This invention relates generally to composite constructions comprising two or more material phases and, more particularly, to composite constructions that are designed having an ordered microstructure of such material phases and method of making the same to provide improved properties of fracture toughness, when compared to conventional single phase cermet materials such as cemented tungsten carbide, and polycrystalline diamond, cubic boron nitride, and the like.
Cermet materials such as cemented tungsten carbide (WCxe2x80x94Co) are well known for their mechanical properties of hardness, toughness and wear resistance, making them a popular material of choice for use in such industrial applications as cutting tools for machining, mining and drilling where its mechanical properties are highly desired. Cemented tungsten carbide, because of its desired properties, has been a dominant material used in such applications as cutting tool surfaces, hard facing, wear component and roller cone rock bit inserts, and cutting inserts in roller cone rock bits, and as the substrate body for drag bit shear cutters. The mechanical properties associated with cemented tungsten carbide and other cermet material, especially the unique combination of hardness, toughness and wear resistance, make this class of materials more desirable than either metal or ceramic materials alone.
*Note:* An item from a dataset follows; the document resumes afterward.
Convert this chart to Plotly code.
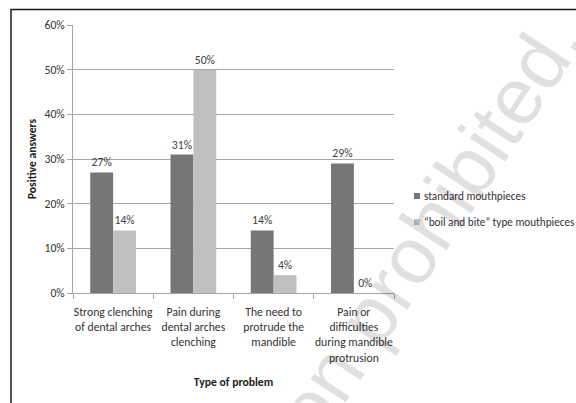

For conventional cemented tungsten carbide, the mechanical property of fracture toughness is inversely proportional to hardness, and wear resistance is proportional to hardness. Although the fracture toughness of cemented tungsten carbide has been somewhat improved over the years, it is still a limiting factor in demanding industrial applications such as high penetration drilling, where cemented tungsten carbide inserts often exhibit gross brittle fracture that can lead to catastrophic failure. Traditional metallurgical methods for enhancing fracture toughness, such as grain size refinement, cobalt content optimization, and use of strengthening agents, have been substantially exhausted with respect to conventional cemented tungsten carbide.
The mechanical properties of commercial grade cemented tungsten carbide can be varied within a particular envelope by adjusting the cobalt metal content and the tungsten carbide grain sizes. For example, the Rockwell A hardness of cemented tungsten carbide can be varied from about 85 to 94, and the fracture toughness can be varied from about 8 to 19 MPamxe2x88x922. Applications of cemented tungsten carbide are limited to this envelope.
Polycrystalline diamond is another type of material that is known to have desirable properties of hardness, and wear resistance, making it especially suitable for those demanding applications described above where high wear resistance is desired. However, this material also suffers from the same problem as cemented tungsten carbide, in that it also displays properties of low fracture toughness that can result in gross brittle failure during usage.
It is, therefore, desirable that a composite construction be developed that has improved properties of fracture toughness, when compared to conventional single phase cermet materials such as cemented tungsten carbide materials, and when compared to single phase conventional materials formed from polycrystalline diamond or cubic boron nitride. It is desirable that such composite construction have such improved fracture toughness without sacrificing other desirable properties of wear resistance and hardness associated with conventional single phase cemented tungsten carbide, polycrystalline diamond, and polycrystalline cubic boron nitride materials. It is desired that such composite constructions be adapted for use in such applications as roller cone bits, hammer bits, drag bits and other mining, construction and machine applications where properties of improved fracture toughness is desired.
Composite constructions having oriented or ordered microstructures, prepared according to principles of this invention, have improved properties of fracture toughness when compared to conventional cermet materials. Composite constructions of this invention comprise a first structural phase formed from a hard material selected from the group consisting of cermet materials, polycrystalline diamond, polycrystalline cubic boron nitride, and mixtures thereof, and a second structural phase formed from a material that is relatively softer than that used to form the first structural phase.
The material selected to form the second structural phase can be the same or different from that used to form the first structural phase. The second structural phase is positioned into contact with at least a portion of the first structural phase. The composite construction includes repeated structural units that each comprise an ordered microstructure of first and second structural phases.
Composite constructions of this invention are prepared by first forming a green-state part, i.e., a preconsolidated/presintered part, into a desired shape having the structural material phases arranged to provide the desired ordered material microstructure, and then consolidating/sintering the part using by using consolidation techniques that are capable of retaining the desired oriented or order material microstructure.
Composite constructions of this invention can be used as working, wear and/or cutting surfaces in such applications as roller cone rock bits and percussion hammer bits, and shear cutters for use in such drilling applications as drag bits. Composite constructions of this invention exhibit increased fracture toughness due to the order microstructure of a substantially continuous binder structural phase disposed around the hard structural phase to increase the overall fracture toughness of the composite by blunting or deflecting the tip of a propagating crack.